* **Dataset section**:
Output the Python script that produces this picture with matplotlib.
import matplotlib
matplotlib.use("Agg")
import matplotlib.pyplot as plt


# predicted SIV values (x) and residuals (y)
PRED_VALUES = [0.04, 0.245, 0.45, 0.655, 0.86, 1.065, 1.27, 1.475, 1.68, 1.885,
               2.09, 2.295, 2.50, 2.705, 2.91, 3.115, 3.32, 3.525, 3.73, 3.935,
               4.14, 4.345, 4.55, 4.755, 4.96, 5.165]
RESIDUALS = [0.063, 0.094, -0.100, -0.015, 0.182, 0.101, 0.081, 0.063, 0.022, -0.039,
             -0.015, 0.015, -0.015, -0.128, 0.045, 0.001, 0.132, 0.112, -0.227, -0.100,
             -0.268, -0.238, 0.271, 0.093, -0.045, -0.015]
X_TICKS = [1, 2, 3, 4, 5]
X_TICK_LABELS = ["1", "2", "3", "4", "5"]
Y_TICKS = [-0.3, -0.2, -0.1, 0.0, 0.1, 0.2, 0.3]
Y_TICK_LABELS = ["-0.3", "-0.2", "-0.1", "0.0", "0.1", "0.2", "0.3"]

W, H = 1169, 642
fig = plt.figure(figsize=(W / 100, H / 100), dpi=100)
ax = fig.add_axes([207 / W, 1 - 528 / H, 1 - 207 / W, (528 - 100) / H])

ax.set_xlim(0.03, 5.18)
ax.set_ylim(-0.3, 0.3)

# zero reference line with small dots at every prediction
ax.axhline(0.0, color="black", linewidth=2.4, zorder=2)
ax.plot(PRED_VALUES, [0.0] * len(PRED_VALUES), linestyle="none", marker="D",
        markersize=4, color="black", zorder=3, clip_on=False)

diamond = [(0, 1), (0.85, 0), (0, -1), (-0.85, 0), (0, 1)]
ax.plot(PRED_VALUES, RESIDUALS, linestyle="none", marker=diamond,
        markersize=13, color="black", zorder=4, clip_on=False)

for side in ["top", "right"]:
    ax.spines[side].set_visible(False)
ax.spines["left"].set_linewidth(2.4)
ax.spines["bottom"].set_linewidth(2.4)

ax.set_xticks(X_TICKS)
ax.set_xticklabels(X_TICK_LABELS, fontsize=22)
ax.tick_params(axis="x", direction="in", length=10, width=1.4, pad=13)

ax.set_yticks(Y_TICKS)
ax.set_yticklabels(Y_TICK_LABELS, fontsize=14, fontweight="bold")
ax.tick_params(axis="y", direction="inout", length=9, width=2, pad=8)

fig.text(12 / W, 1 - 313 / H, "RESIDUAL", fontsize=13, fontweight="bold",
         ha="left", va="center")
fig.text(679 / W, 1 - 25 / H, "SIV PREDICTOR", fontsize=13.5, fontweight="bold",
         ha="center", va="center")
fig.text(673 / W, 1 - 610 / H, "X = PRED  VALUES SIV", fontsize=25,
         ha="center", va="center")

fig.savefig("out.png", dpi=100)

* **Problem to work on**: From the top of the listing above, restate each line word for word up to and including the line with "import matplotlib.pyplot as plt"; add nothing else.

* **Output**:
Output the Python script that produces this picture with matplotlib.
import matplotlib
matplotlib.use("Agg")
import matplotlib.pyplot as plt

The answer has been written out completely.